= Your task =
Which lines contain the word "React"? Return each of them as written.

= Rows =
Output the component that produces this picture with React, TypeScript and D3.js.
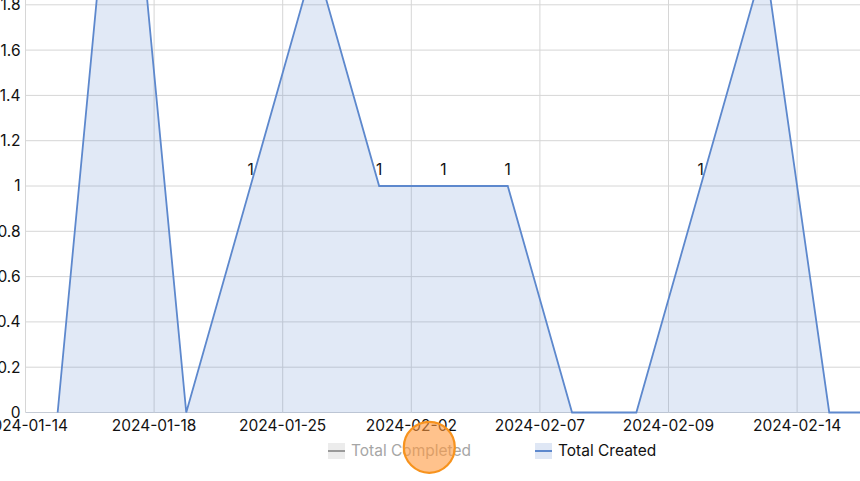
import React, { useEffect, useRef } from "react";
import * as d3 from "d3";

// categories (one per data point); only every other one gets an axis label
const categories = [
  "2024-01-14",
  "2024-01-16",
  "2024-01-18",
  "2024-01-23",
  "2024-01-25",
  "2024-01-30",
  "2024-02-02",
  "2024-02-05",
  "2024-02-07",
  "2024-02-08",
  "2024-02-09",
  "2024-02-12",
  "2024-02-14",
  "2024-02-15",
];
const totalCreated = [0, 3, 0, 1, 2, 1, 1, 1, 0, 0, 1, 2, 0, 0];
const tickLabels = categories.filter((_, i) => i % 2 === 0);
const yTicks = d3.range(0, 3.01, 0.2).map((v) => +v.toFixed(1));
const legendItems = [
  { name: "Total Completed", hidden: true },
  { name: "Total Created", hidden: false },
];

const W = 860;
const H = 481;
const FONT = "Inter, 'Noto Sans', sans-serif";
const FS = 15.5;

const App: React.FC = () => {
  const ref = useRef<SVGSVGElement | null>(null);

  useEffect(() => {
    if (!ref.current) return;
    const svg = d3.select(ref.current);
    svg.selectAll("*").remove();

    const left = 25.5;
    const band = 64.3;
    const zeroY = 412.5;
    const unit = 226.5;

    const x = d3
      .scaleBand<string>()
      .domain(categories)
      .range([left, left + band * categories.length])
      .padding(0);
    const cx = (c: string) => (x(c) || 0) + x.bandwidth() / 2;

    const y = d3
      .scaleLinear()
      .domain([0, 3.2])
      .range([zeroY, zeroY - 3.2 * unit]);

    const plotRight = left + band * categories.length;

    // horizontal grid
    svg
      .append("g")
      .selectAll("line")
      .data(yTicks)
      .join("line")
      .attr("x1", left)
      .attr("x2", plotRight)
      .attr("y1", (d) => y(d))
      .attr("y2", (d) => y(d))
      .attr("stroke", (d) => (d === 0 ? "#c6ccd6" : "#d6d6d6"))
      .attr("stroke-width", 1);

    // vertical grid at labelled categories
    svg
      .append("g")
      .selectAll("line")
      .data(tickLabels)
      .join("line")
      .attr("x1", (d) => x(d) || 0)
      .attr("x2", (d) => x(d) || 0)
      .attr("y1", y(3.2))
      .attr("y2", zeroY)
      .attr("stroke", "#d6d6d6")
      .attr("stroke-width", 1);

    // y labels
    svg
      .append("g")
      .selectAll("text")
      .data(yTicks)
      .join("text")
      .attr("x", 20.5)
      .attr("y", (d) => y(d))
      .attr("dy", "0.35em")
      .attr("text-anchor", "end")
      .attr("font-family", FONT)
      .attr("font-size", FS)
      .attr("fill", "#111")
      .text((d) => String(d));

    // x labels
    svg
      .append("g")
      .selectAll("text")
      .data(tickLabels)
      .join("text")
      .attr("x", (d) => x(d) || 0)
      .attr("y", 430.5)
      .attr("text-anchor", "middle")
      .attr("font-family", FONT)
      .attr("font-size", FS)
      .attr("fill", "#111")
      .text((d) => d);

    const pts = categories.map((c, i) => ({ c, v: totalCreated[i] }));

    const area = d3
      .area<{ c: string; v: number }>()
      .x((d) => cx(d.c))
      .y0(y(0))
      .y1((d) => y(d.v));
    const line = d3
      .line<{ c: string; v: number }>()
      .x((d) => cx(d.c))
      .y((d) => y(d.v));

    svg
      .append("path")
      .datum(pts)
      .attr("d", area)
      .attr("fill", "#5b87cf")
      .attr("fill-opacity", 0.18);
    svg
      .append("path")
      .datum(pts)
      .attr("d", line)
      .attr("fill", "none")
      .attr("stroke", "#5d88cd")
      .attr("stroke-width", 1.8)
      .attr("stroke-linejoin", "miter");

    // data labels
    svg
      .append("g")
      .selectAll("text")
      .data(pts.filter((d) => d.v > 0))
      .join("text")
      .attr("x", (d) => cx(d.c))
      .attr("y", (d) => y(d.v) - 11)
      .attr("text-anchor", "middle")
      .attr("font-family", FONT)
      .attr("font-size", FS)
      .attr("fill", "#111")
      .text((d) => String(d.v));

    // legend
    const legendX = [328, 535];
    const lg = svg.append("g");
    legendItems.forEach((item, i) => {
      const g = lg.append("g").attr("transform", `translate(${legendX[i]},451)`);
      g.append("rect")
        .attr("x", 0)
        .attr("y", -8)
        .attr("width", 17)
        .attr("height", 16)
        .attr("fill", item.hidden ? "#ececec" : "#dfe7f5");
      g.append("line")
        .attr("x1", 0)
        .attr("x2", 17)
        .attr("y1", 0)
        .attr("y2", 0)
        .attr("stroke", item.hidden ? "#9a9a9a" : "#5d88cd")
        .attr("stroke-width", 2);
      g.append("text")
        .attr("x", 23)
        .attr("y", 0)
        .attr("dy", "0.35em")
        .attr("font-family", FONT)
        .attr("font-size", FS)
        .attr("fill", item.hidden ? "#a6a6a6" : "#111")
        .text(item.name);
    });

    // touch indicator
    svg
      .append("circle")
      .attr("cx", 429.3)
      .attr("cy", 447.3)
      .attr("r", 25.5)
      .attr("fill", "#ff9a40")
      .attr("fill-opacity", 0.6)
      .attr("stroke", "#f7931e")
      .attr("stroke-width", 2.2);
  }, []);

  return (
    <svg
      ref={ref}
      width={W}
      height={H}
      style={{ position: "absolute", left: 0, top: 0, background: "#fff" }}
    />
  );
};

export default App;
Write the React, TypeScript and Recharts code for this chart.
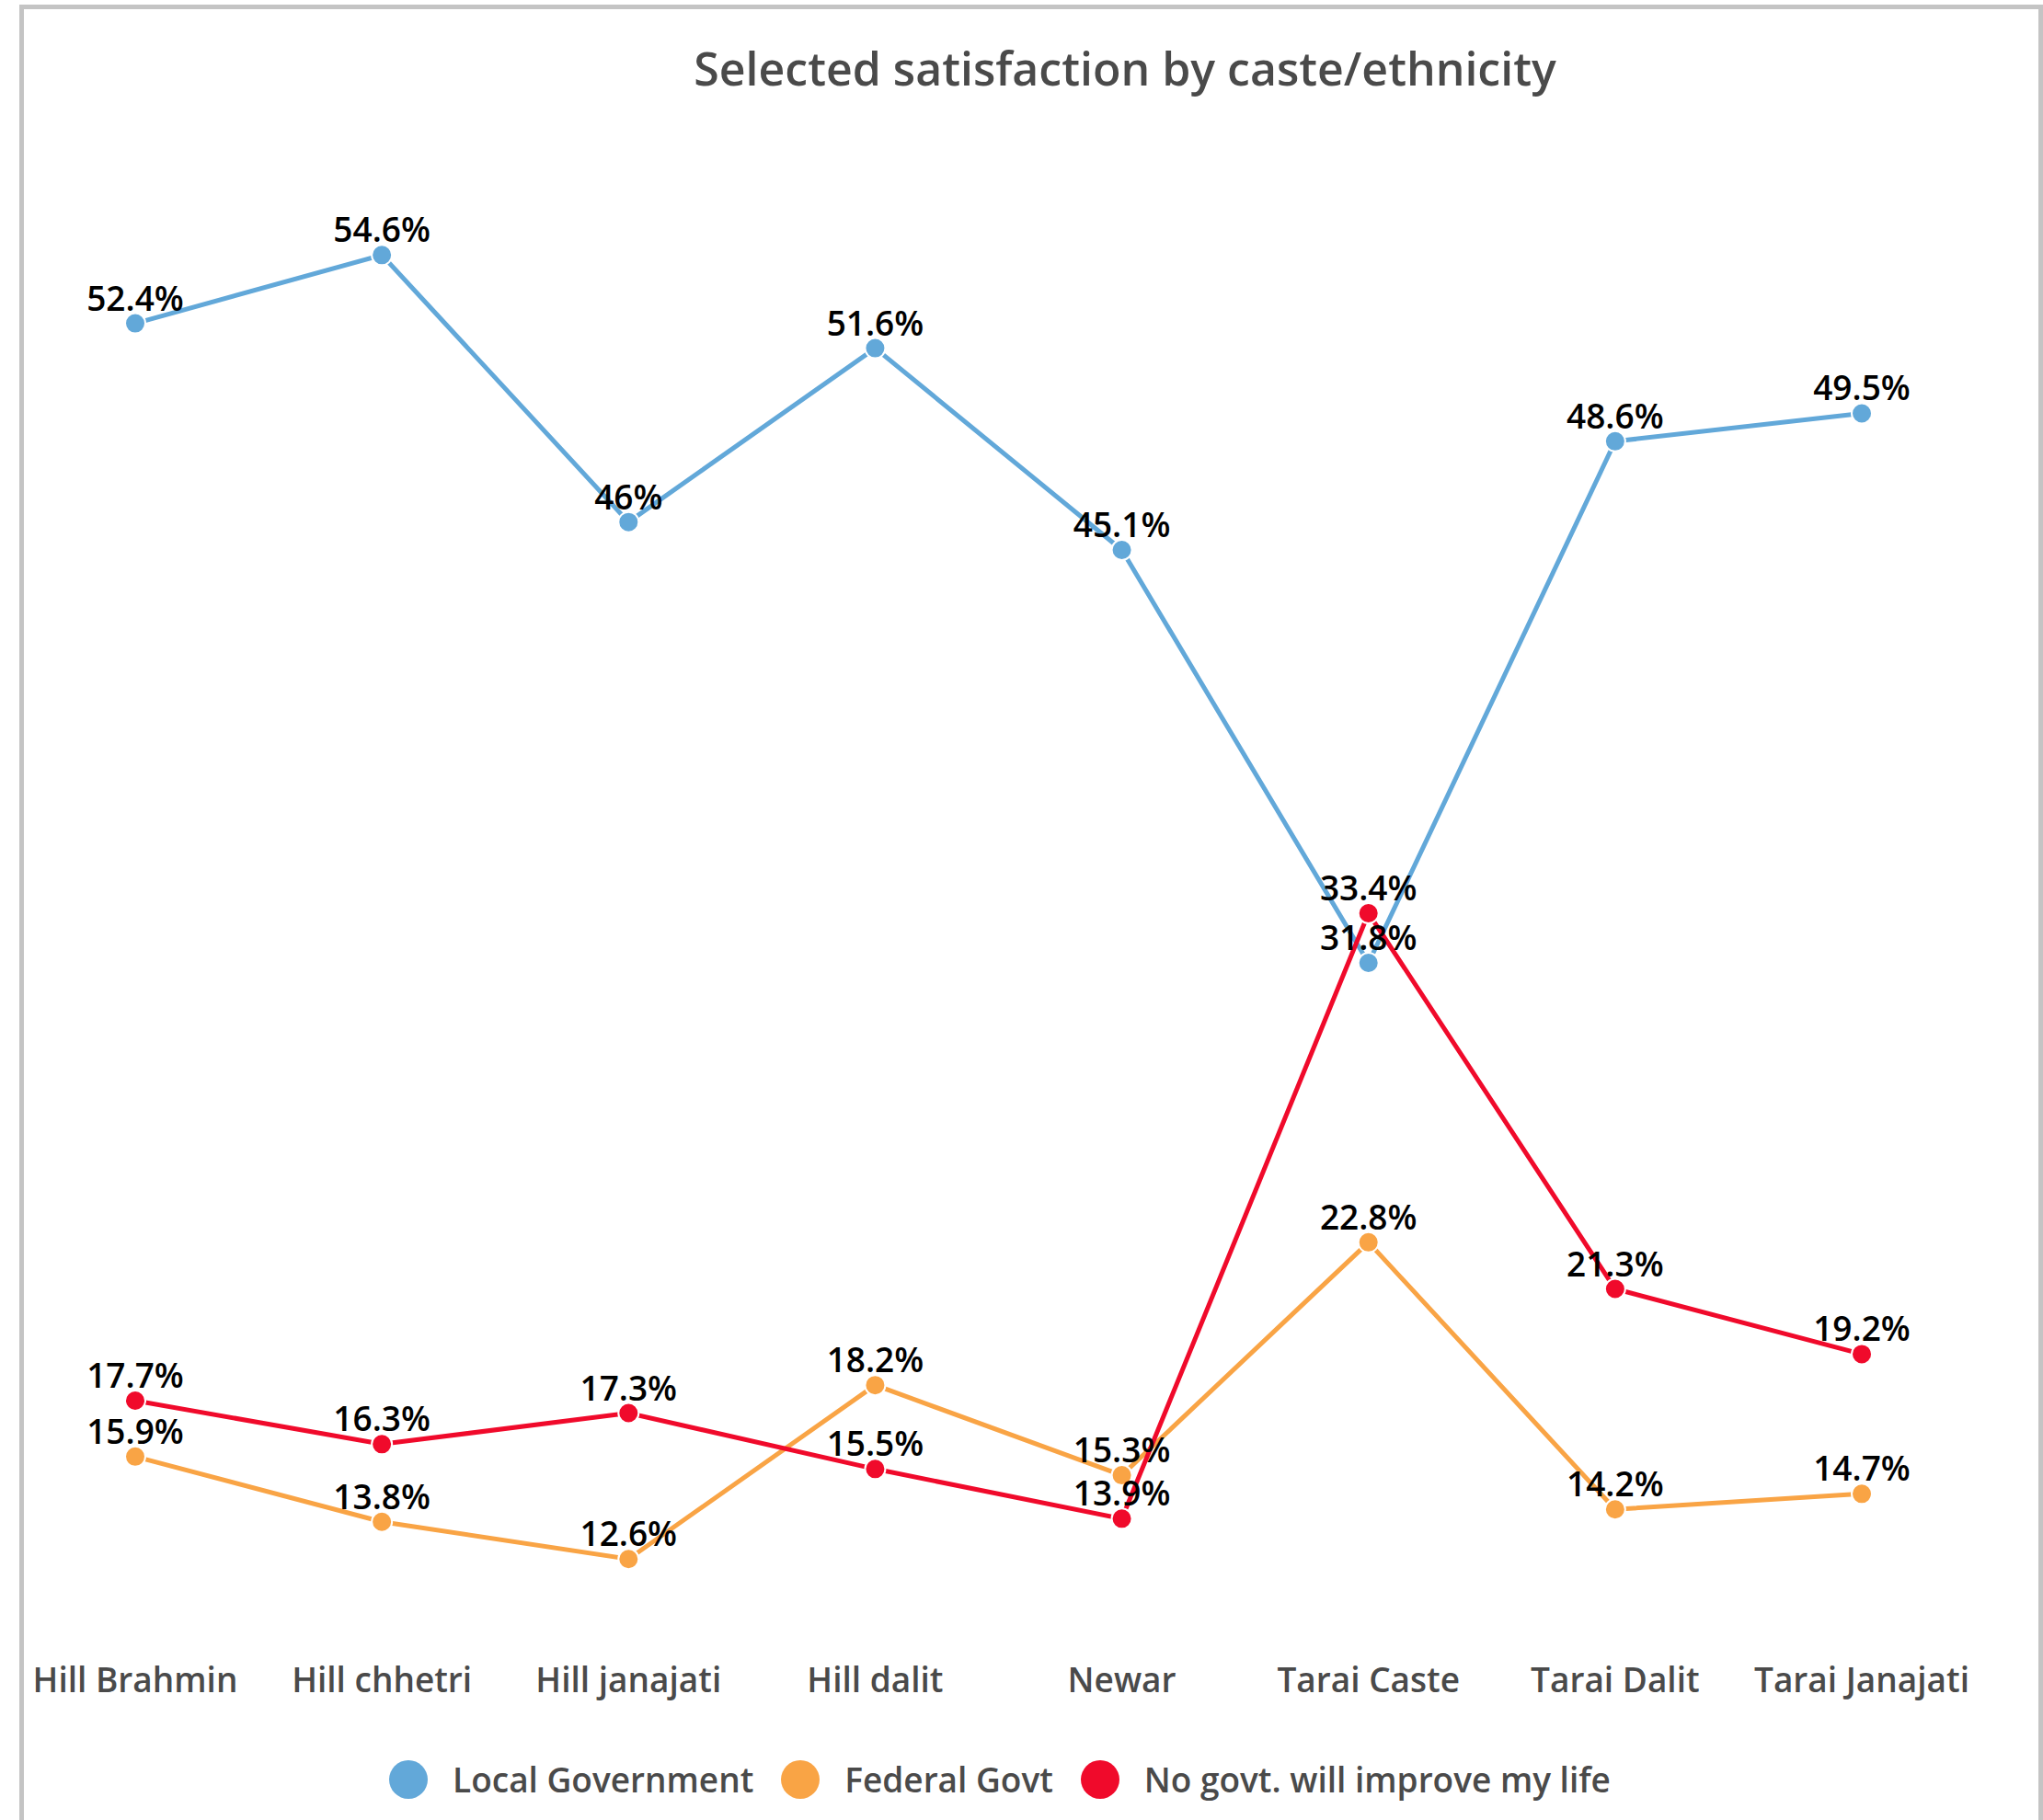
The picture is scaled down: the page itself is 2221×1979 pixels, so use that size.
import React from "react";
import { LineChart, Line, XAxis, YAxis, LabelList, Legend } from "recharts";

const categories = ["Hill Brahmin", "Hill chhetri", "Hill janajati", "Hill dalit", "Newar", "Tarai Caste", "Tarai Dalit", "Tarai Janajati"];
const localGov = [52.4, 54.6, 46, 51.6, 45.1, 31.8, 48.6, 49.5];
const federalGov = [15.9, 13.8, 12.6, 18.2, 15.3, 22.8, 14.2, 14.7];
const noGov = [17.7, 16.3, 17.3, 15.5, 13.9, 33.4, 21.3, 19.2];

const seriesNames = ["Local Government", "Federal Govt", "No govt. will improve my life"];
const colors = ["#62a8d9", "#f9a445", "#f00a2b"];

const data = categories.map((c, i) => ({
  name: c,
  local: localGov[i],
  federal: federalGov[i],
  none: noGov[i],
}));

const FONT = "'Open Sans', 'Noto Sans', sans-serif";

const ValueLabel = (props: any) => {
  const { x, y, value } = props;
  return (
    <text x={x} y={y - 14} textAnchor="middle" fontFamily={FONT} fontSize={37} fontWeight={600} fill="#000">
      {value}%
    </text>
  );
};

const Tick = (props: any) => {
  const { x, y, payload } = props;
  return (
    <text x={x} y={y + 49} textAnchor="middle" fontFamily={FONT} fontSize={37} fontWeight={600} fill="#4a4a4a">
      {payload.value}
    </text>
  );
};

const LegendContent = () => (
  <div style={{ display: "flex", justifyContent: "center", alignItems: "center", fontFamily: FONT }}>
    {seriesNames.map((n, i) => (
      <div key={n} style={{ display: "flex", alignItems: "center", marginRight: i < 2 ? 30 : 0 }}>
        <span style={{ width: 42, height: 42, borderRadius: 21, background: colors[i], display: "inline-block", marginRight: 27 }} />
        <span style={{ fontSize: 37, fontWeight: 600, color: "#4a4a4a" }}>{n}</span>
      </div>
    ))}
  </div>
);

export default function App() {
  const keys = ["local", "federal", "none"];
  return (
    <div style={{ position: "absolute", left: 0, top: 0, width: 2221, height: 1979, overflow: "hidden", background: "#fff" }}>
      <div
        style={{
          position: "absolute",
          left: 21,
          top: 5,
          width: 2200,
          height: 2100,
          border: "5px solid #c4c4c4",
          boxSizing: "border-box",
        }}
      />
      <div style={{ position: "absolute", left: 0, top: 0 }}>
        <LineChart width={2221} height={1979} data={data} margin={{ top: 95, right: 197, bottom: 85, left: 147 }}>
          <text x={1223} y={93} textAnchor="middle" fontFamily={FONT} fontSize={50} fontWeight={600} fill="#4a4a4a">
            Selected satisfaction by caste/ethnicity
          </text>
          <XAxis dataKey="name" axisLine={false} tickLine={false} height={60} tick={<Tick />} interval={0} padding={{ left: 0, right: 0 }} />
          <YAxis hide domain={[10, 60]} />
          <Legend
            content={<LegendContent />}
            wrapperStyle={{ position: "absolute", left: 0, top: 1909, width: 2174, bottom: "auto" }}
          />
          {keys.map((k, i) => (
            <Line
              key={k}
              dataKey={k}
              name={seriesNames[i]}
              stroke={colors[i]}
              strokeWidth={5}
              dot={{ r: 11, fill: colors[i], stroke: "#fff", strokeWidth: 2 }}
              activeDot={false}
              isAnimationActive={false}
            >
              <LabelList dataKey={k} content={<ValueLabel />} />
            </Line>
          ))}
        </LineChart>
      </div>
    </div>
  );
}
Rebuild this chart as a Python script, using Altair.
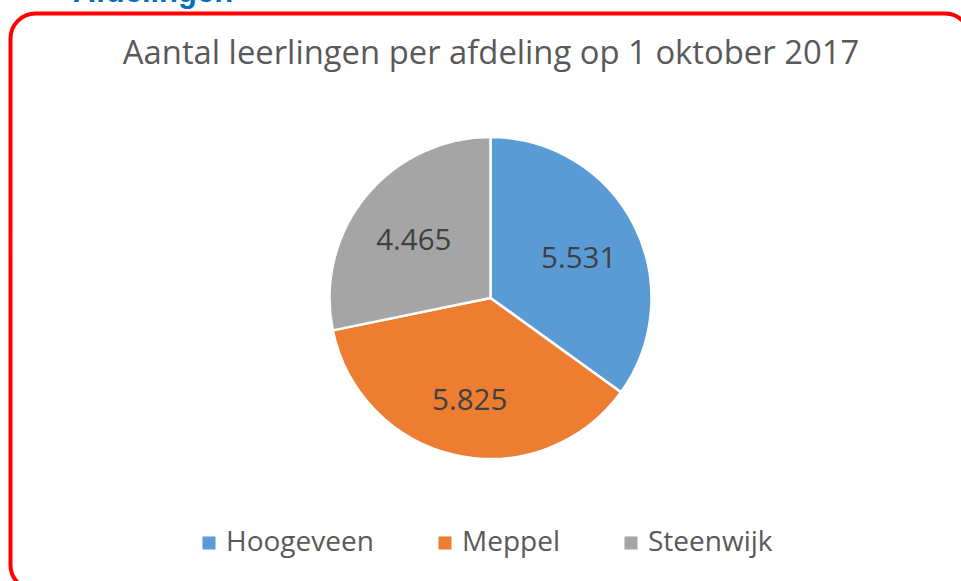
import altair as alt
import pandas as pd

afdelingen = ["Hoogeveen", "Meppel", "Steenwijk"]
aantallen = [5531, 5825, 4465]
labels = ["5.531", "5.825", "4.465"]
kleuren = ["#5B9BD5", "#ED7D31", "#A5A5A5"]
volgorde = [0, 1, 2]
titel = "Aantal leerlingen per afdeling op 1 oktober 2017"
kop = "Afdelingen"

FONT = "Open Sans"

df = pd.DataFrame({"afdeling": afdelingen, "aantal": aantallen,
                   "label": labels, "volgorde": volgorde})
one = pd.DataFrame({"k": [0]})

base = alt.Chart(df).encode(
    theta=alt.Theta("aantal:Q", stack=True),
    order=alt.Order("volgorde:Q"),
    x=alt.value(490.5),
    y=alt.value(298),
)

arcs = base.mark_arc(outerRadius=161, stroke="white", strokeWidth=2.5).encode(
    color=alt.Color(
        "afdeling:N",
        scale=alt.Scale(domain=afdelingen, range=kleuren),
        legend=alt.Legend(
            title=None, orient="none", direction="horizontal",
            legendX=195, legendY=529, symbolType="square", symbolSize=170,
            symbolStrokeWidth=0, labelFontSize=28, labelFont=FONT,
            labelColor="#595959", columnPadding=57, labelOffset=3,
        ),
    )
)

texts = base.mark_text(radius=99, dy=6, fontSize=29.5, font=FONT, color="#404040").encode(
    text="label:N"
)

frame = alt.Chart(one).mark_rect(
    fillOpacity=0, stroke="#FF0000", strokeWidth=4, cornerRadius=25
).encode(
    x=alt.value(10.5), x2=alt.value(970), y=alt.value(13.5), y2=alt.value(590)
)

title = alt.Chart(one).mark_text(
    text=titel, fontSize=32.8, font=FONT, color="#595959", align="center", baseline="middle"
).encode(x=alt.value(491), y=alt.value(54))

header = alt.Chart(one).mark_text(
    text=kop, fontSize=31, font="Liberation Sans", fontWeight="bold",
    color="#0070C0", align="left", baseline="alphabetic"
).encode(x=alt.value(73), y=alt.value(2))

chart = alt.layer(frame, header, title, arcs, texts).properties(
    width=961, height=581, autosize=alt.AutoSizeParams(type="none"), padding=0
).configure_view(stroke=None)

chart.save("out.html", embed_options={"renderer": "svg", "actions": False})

= Answer =
Output the component that produces this picture with React, TypeScript and D3.js.
import React, { useEffect, useRef } from "react";
const App: React.FC = () => {
Write the React, TypeScript and Recharts code for this chart.
import React from "react";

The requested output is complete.